For the past six months, mass anti-government protests have rocked the semi-autonomous Chinese city.

Hong Kong’s pre-holiday strife extended the months of clashes between protesters and police, ignited by a proposed extradition law to allow fugitives to be sent to China to stand trial. The unrest has also pushed the city into its first recession in a decade.

Though the bill was withdrawn, protests have persisted with more demands, including direct elections of the city’s leader.

The protests demanding greater democratic rights show no sign of ending despite the overwhelming victory by anti-establishment candidates in elections for district representatives earlier this month.

Protests will likely continue into the new year.
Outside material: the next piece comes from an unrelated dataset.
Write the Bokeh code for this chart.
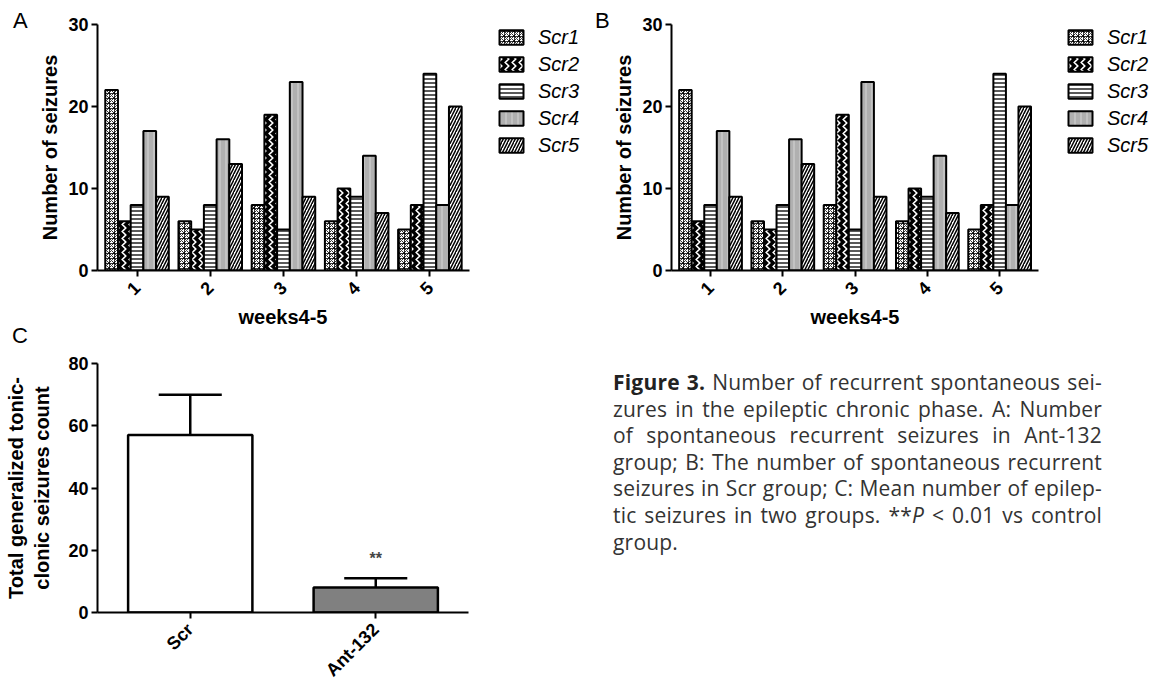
import numpy as np
from bokeh.plotting import figure
from bokeh.models import FixedTicker, Legend, LegendItem, Div, Range1d, ColumnDataSource, Title
from bokeh.layouts import row, column
from bokeh.embed import file_html
from bokeh.resources import INLINE
from bokeh.core.properties import value

# ---------------- data ----------------
weeks = ["1", "2", "3", "4", "5"]
series_names = ["Scr1", "Scr2", "Scr3", "Scr4", "Scr5"]

# Panel A: spontaneous recurrent seizures (Ant-132 group), per week, per animal
a_scr1 = [22, 6, 8, 6, 5]
a_scr2 = [6, 5, 19, 10, 8]
a_scr3 = [8, 8, 5, 9, 24]
a_scr4 = [17, 16, 23, 14, 8]
a_scr5 = [9, 13, 9, 7, 20]

# Panel B: spontaneous recurrent seizures (Scr group)
b_scr1 = [22, 6, 8, 6, 5]
b_scr2 = [6, 5, 19, 10, 8]
b_scr3 = [8, 8, 5, 9, 24]
b_scr4 = [17, 16, 23, 14, 8]
b_scr5 = [9, 13, 9, 7, 20]

ab_yticks = [0, 10, 20, 30]

# Panel C: total generalized tonic-clonic seizures
c_groups = ["Scr", "Ant-132"]
c_mean = [57, 8]
c_err = [13, 3]
c_marks = ["", "**"]
c_yticks = [0, 20, 40, 60, 80]

FONT = "Liberation Sans"

# ---------------- styles ----------------
bar_styles = [
    dict(fill_color="white", hatch_pattern="criss_cross", hatch_color="black", hatch_scale=5, hatch_weight=0.8),
    dict(fill_color="black", hatch_pattern="vertical_wave", hatch_color="white", hatch_scale=7, hatch_weight=1.6),
    dict(fill_color="white", hatch_pattern="horizontal_line", hatch_color="black", hatch_scale=4, hatch_weight=1.3),
    dict(fill_color="#b0b0b0", hatch_pattern="vertical_line", hatch_color="#d6d6d6", hatch_scale=6, hatch_weight=1),
    dict(fill_color="white", hatch_pattern="right_diagonal_line", hatch_color="black", hatch_scale=6, hatch_weight=1.5),
]
BW = 0.1736
X_LO, X_HI = 0.46, 5.54


def style_axes(p):
    for ax in (p.xaxis[0], p.yaxis[0]):
        ax.axis_line_width = 2
        ax.axis_line_color = "black"
        ax.major_tick_line_width = 2
        ax.major_tick_line_color = "black"
        ax.major_tick_out = 6
        ax.major_tick_in = 0
        ax.minor_tick_line_color = None
        ax.major_label_text_font = FONT
        ax.major_label_text_font_style = "bold"
        ax.major_label_text_font_size = "18px"
        ax.major_label_text_color = "black"
        ax.axis_label_text_font = FONT
        ax.axis_label_text_font_style = "bold"
        ax.axis_label_text_font_size = "20px"
        ax.axis_label_text_color = "black"
    p.xgrid.visible = False
    p.ygrid.visible = False
    p.outline_line_color = None
    p.background_fill_color = "white"
    p.border_fill_color = "white"


def letter_div(letter, width, height, left, top, lh):
    html = ("<div style=\"padding-left:%dpx;padding-top:%dpx;font-family:'Liberation Sans';"
            "font-size:22px;line-height:%dpx;color:black;\">%s</div>") % (left, top, lh, letter)
    return Div(text=html, width=width, height=height, margin=0)


def grouped_panel(series, width, left, axis_px, legend_dx, title_dx):
    # frame runs to the figure's right edge so the key sits inside it; the x axis is bounded
    frame_w = width - left
    x_hi_view = X_LO + frame_w * (X_HI - X_LO) / axis_px
    p = figure(width=width, height=328, output_backend="svg", toolbar_location=None,
               x_range=Range1d(X_LO, x_hi_view), y_range=Range1d(0, 30),
               min_border_left=left, min_border_right=0,
               min_border_top=24, min_border_bottom=58)
    style_axes(p)
    xs = np.arange(1, len(weeks) + 1)
    items = []
    for i, (name, vals) in enumerate(zip(series_names, series)):
        r = p.vbar(x=xs + (i - 2) * BW, top=vals, width=BW, bottom=0,
                   line_color="black", line_width=2, **bar_styles[i])
        items.append(LegendItem(label=name, renderers=[r]))
    p.xaxis.bounds = (X_LO, X_HI)
    p.xaxis.ticker = FixedTicker(ticks=list(xs))
    p.xaxis.major_label_overrides = {int(x): w for x, w in zip(xs, weeks)}
    p.xaxis.major_label_orientation = np.pi / 4
    p.xaxis.major_label_standoff = 8
    p.add_layout(Title(text="weeks4-5", align="left", offset=title_dx, standoff=0,
                       text_font=FONT, text_font_size="20px", text_font_style="bold",
                       text_color="black"), "below")
    p.yaxis.ticker = FixedTicker(ticks=ab_yticks)
    p.yaxis.major_label_standoff = 3
    p.yaxis.axis_label = "Number of seizures"
    p.yaxis.axis_label_standoff = 4

    leg = Legend(items=items, location=(legend_dx, 113), margin=0, padding=0,
                 border_line_color=None, background_fill_alpha=0,
                 glyph_width=30, glyph_height=18, label_height=24, spacing=3,
                 label_standoff=12, label_text_font=FONT, label_text_font_style="italic",
                 label_text_font_size="20px", label_text_color="black")
    p.add_layout(leg, "center")
    return p


sA = [a_scr1, a_scr2, a_scr3, a_scr4, a_scr5]
sB = [b_scr1, b_scr2, b_scr3, b_scr4, b_scr5]
divA = letter_div("A", 36, 328, 13, 10, 22)
pA = grouped_panel(sA, 544, 57, 375, 399, 141)
divB = letter_div("B", 30, 328, 15, 10, 22)
pB = grouped_panel(sB, 541, 56, 371, 394, 139)

# ---------------- panel C ----------------
divC = letter_div("C", 560, 24, 12, 1, 14)
pC = figure(width=560, height=338, output_backend="svg", toolbar_location=None,
            x_range=Range1d(0.5, 2.5), y_range=Range1d(0, 80),
            min_border_left=97, min_border_right=92, min_border_top=11, min_border_bottom=77)
style_axes(pC)
cx = np.arange(1, len(c_groups) + 1)
mean = np.array(c_mean, dtype=float)
err = np.array(c_err, dtype=float)
src = ColumnDataSource(dict(x=cx, top=mean, upper=mean + err, color=["white", "#808080"],
                            cap0=cx - 0.17, cap1=cx + 0.17, marks=c_marks, my=mean + err + 6.5))
pC.segment(x0="x", y0="top", x1="x", y1="upper", source=src, line_color="black", line_width=2.5)
pC.segment(x0="cap0", y0="upper", x1="cap1", y1="upper", source=src, line_color="black", line_width=2.5)
pC.vbar(x="x", top="top", width=0.67, bottom=0, source=src, fill_color="color",
        line_color="black", line_width=2.5)
pC.text(x="x", y="my", text="marks", source=src, text_align="center", text_baseline="middle",
        text_font=value(FONT), text_font_style="bold", text_font_size="16px", text_color="#444444")
pC.xaxis.ticker = FixedTicker(ticks=list(cx))
pC.xaxis.major_label_overrides = {int(x): g for x, g in zip(cx, c_groups)}
pC.xaxis.major_label_orientation = np.pi / 4
pC.xaxis.major_label_standoff = 8
pC.yaxis.ticker = FixedTicker(ticks=c_yticks)
pC.yaxis.major_label_standoff = 3
pC.yaxis.axis_label = "Total generalized tonic-\nclonic seizures count"
pC.yaxis.axis_label_standoff = 12

# ---------------- caption ----------------
cap_lines = [
    "<b style='color:#222'>Figure 3.</b> Number of recurrent spontaneous sei-",
    "zures in the epileptic chronic phase. A: Number",
    "of spontaneous recurrent seizures in Ant-132",
    "group; B: The number of spontaneous recurrent",
    "seizures in Scr group; C: Mean number of epilep-",
    "tic seizures in two groups. **<i>P</i> &lt; 0.01 vs control",
]
last_line = "group."
html = "<div style=\"padding-left:53px;padding-top:41px;\">" \
       "<div style=\"width:489px;font-family:'Open Sans';" \
       "font-size:21px;letter-spacing:0.2px;line-height:26.6px;color:#333333;\">"
for ln in cap_lines:
    html += "<div style='text-align:justify;text-align-last:justify;'>" + ln + "</div>"
html += "<div style='text-align:left;'>" + last_line + "</div></div></div>"
cap = Div(text=html, width=591, height=362, margin=0)

layout = column(row(divA, pA, divB, pB), row(column(divC, pC), cap))
open("out.html", "w").write(file_html(layout, INLINE))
Civil Human Rights Front, the organizer of some of Hong Kong’s biggest peaceful protests, is calling for a march through the city’s centre on January 1. The organiser said it has applied for a police permit.

Meanwhile, flash mob rallies were held in multiple malls across the financial hub, with protesters chanting anti-government slogans.

In Harbour City, a luxury mall, police used pepper spray and batons when a group of plainclothes officers were discovered and surrounded, an AFP reporter at the scene said.

The plainclothes officers made multiple arrests as the crowds threw objects and heckled them.

Riot police quickly arrived, with one aiming a shotgun at protesters as shops quickly shuttered.

Hong Kong's many malls have become regular protest venues as protesters try to cause economic disruption in their push for greater democratic freedoms and police accountability.

Hong Kong’s Chief Executive Carrie Lam wished Hong Kongers a “safe, happy and peaceful Christmas” on Wednesday.

“Christmas is a time for everyone to celebrate. I wish everyone in HK to have a safe, happy and peaceful Christmas,” she said.

Protesters have been calling on Ms Lam to quit over her push to pass the extradition bill.

A former British colony with a sizeable Christian population, Hong Kong is having a distinctly muted Christmas this year.

Christmas Eve is usually a major night for retailers and bars, with key districts pedestrianised.

But police said they would not close roads to traffic this year, fearing protesters might use the opportunity to gather.